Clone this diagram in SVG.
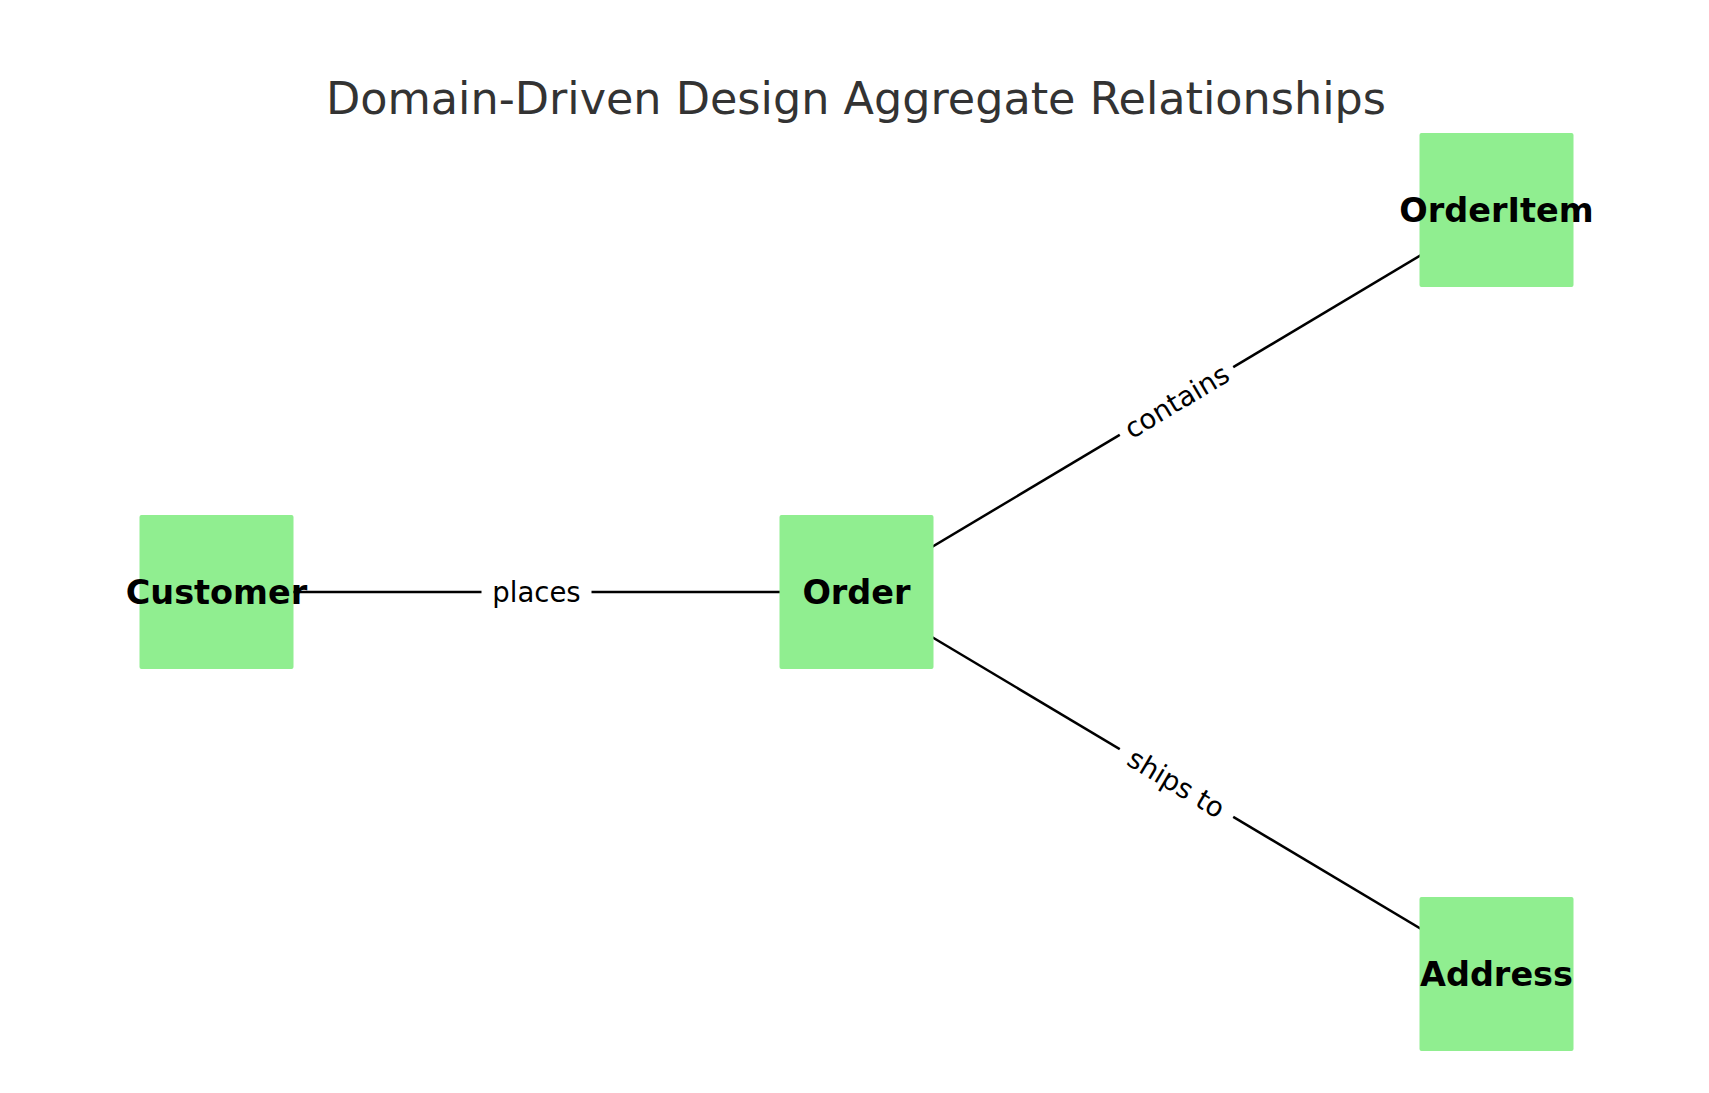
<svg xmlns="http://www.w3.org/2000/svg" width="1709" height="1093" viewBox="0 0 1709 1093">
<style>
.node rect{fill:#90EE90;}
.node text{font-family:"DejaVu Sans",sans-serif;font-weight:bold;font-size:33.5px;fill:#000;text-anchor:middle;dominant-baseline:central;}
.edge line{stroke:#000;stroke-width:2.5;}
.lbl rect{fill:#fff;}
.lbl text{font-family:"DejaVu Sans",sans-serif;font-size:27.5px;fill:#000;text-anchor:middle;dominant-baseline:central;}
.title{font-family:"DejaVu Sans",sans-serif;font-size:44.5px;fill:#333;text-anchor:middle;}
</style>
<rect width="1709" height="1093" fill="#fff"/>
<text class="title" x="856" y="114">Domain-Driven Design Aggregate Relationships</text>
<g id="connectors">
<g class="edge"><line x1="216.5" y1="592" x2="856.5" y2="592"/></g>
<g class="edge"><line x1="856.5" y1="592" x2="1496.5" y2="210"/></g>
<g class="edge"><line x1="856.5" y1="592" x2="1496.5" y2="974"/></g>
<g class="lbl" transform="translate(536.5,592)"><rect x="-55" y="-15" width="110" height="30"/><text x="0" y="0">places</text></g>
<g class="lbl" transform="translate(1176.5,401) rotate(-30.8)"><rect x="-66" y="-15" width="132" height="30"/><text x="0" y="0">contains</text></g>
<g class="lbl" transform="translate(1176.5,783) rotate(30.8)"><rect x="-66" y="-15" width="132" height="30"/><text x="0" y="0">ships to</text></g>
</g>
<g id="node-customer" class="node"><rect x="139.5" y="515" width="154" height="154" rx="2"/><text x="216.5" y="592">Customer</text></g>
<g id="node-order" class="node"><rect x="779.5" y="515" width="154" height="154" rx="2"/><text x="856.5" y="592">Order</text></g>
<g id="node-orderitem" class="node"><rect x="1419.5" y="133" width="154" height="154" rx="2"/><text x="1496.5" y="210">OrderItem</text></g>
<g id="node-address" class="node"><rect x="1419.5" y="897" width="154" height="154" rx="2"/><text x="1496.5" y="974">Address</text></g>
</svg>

....................

Task goal
Repeat the data exactly, dropping every picture it holds.

Finished exercise
Clone this diagram in SVG.
<svg xmlns="http://www.w3.org/2000/svg" width="1709" height="1093" viewBox="0 0 1709 1093">
<style>
.node rect{fill:#90EE90;}
.node text{font-family:"DejaVu Sans",sans-serif;font-weight:bold;font-size:33.5px;fill:#000;text-anchor:middle;dominant-baseline:central;}
.edge line{stroke:#000;stroke-width:2.5;}
.lbl rect{fill:#fff;}
.lbl text{font-family:"DejaVu Sans",sans-serif;font-size:27.5px;fill:#000;text-anchor:middle;dominant-baseline:central;}
.title{font-family:"DejaVu Sans",sans-serif;font-size:44.5px;fill:#333;text-anchor:middle;}
</style>
<rect width="1709" height="1093" fill="#fff"/>
<text class="title" x="856" y="114">Domain-Driven Design Aggregate Relationships</text>
<g id="connectors">
<g class="edge"><line x1="216.5" y1="592" x2="856.5" y2="592"/></g>
<g class="edge"><line x1="856.5" y1="592" x2="1496.5" y2="210"/></g>
<g class="edge"><line x1="856.5" y1="592" x2="1496.5" y2="974"/></g>
<g class="lbl" transform="translate(536.5,592)"><rect x="-55" y="-15" width="110" height="30"/><text x="0" y="0">places</text></g>
<g class="lbl" transform="translate(1176.5,401) rotate(-30.8)"><rect x="-66" y="-15" width="132" height="30"/><text x="0" y="0">contains</text></g>
<g class="lbl" transform="translate(1176.5,783) rotate(30.8)"><rect x="-66" y="-15" width="132" height="30"/><text x="0" y="0">ships to</text></g>
</g>
<g id="node-customer" class="node"><rect x="139.5" y="515" width="154" height="154" rx="2"/><text x="216.5" y="592">Customer</text></g>
<g id="node-order" class="node"><rect x="779.5" y="515" width="154" height="154" rx="2"/><text x="856.5" y="592">Order</text></g>
<g id="node-orderitem" class="node"><rect x="1419.5" y="133" width="154" height="154" rx="2"/><text x="1496.5" y="210">OrderItem</text></g>
<g id="node-address" class="node"><rect x="1419.5" y="897" width="154" height="154" rx="2"/><text x="1496.5" y="974">Address</text></g>
</svg>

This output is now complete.